Hello, writers. Let’s continue our conversation about worldbuilding. Pico mentioned that last week’s challenge made worldbuilding easier because it required giving directions, which allows the writer to give details.
An outsider is an extremely useful character for worldbuilding. A traveler newly arrived to the scene can discover it along with the reader—can take the journey from Platform 9¾ as it were.
Two tried-and-true ways to deliver an outsider to the scene are time travel and world-transfer. (World-transfer being when you climb into a magic wardrobe and, bam! you’re in fantasyland.)
Once s/he’s comfortably transferred to another time or place, the protagonist can then express astonishment at aspects of your world that the regular world-dwellers take for granted.

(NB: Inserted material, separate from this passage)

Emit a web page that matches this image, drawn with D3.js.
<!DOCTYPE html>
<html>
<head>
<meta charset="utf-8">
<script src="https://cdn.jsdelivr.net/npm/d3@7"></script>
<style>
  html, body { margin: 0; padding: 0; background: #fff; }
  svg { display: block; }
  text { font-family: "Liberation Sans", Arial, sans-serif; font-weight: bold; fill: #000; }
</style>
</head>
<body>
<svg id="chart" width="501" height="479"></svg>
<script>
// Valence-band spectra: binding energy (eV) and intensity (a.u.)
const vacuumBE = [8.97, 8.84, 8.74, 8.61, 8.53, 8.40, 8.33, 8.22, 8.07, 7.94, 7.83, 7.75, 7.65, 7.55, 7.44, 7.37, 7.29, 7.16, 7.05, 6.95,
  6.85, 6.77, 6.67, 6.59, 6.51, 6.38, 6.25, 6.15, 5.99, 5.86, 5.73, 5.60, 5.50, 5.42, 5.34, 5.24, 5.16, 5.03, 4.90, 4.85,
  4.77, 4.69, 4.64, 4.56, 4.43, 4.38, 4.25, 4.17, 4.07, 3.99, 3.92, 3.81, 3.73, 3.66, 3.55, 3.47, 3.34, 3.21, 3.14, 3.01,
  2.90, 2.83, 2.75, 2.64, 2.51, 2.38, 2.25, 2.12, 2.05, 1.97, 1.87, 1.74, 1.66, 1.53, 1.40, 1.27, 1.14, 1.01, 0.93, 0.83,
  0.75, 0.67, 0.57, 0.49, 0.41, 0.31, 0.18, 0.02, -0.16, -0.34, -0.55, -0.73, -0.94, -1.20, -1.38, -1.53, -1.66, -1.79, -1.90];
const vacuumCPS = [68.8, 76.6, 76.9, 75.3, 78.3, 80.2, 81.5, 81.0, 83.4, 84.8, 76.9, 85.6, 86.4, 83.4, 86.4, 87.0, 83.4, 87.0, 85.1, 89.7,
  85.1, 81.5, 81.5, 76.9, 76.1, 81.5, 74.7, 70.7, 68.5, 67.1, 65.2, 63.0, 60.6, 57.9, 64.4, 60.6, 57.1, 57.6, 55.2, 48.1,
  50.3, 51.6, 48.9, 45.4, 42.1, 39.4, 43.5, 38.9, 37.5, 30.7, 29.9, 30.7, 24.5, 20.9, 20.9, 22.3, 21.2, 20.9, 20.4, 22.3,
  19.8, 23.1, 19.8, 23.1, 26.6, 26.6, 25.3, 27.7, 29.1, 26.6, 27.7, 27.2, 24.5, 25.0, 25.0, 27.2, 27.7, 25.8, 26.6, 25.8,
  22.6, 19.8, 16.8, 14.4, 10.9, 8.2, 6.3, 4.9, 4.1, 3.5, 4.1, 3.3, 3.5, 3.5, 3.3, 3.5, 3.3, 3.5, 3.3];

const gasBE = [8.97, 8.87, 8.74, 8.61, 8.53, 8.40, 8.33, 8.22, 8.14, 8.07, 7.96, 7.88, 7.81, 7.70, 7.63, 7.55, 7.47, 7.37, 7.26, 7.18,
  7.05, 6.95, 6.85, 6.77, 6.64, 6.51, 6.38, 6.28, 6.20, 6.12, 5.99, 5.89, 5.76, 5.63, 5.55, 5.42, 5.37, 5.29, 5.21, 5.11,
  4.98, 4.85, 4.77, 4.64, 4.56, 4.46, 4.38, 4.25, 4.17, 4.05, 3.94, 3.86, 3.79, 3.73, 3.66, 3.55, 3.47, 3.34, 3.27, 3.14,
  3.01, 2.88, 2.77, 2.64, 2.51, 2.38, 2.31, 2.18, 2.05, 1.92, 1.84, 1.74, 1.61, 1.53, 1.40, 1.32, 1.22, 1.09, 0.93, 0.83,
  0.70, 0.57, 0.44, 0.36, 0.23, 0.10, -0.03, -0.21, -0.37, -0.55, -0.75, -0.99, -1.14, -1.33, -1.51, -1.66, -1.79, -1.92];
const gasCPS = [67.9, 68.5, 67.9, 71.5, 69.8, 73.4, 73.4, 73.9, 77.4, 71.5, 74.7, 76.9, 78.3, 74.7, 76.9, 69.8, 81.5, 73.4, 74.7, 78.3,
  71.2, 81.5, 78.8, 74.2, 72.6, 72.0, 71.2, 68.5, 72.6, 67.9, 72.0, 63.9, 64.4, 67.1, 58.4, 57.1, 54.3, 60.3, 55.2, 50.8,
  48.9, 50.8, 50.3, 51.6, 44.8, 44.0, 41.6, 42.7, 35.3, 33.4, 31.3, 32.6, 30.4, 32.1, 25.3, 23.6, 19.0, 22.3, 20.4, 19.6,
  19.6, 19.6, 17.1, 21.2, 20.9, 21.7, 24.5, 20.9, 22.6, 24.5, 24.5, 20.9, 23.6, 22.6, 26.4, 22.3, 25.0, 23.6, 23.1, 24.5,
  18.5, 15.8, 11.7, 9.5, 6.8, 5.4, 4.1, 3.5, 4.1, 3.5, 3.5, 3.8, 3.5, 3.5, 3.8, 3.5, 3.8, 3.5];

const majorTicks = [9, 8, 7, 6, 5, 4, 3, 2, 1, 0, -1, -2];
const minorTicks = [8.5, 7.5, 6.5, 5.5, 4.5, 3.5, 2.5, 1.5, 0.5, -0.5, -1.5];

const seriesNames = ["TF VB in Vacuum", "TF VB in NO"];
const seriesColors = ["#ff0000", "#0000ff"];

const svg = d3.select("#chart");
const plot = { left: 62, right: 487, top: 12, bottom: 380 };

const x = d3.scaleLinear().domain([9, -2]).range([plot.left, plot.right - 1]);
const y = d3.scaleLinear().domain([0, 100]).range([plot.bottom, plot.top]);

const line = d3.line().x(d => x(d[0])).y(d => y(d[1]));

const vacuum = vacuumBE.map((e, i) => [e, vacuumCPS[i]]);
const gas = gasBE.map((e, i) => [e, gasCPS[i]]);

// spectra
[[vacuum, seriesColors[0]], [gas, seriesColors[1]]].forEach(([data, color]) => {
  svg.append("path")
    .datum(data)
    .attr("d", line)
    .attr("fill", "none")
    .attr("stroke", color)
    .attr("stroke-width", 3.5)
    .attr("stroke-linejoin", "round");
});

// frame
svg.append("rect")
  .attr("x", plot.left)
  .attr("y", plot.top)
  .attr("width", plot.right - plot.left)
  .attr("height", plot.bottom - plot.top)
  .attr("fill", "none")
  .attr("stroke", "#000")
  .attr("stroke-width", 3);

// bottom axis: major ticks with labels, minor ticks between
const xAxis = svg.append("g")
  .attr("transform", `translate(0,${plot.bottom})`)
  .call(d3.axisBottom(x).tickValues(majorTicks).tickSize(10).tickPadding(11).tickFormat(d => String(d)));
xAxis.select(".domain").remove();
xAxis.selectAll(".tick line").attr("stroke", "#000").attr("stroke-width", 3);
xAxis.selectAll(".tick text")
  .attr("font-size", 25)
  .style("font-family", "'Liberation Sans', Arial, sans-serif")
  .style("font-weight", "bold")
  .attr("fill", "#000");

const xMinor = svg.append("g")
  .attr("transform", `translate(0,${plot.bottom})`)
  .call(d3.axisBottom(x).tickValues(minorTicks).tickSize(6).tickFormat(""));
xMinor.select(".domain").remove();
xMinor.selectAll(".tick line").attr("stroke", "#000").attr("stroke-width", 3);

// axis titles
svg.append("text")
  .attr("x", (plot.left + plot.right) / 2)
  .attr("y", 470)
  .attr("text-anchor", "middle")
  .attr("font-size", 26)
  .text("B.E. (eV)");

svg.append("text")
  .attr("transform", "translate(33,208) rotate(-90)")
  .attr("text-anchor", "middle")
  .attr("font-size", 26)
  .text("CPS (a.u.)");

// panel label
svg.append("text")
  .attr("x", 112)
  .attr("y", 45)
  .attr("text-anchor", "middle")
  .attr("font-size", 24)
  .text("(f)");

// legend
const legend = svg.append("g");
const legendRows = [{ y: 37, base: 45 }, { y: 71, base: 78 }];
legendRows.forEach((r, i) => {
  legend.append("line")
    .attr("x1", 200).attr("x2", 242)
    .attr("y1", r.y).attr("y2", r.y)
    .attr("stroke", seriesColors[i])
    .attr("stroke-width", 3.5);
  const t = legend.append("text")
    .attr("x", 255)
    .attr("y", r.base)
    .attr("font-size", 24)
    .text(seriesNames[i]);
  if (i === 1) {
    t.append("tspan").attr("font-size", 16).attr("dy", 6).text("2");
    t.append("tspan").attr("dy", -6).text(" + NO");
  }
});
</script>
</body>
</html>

The problem for many writers seems to be getting the protagonist to accept what’s happened. The reader suspends disbelief, but the protagonist often refuses to. Don’t get stuck on this. Handle it as neatly and cleanly as possible. Two of my favorite ways of handling the transfer:
1. Connie Willis’s Oxford books. The protagonists expect to time travel; it’s their job. So they’re annoyed when it goes wrong (as it always does) instead of astonished that they’re in another time.
2. The scene in “Buffy the Vampire-Slayer” when Oz has it explained to him that there really are vampires, magic is real, etc. He frowns and says something to the effect of “Actually, that explains a lot.” Done.
The Willis approach requires double worldbuilding, since the reader first has to accept a world in which time travel is possible. The characters, since they already live there, accept it automatically. But the characters still get to describe the new time-world as outsiders would. It's never what they expected.
One key to getting your characters into a new world or time successfully is choosing characters who can handle it. In their own way. They might only cynically be pretending to handle it till somebody owns up to the joke. What you don’t want to do (although some writers have) is have the character continue denying that the world-transfer or time-travel has occurred for pages and pages, until the poor reader has no choice but to fling the book across the room.
Tonight’s challenge is a tricky one.
Your protagonist is in Washington, D.C. The year is 2012. Get him to Washington, D.C. in 1864. It’s up to you to decide how he gets there and whether he knew he was going. Either way, show us his reaction when he gets there.
Here’s the first line:
With considerable trepidation, Michael opened the door.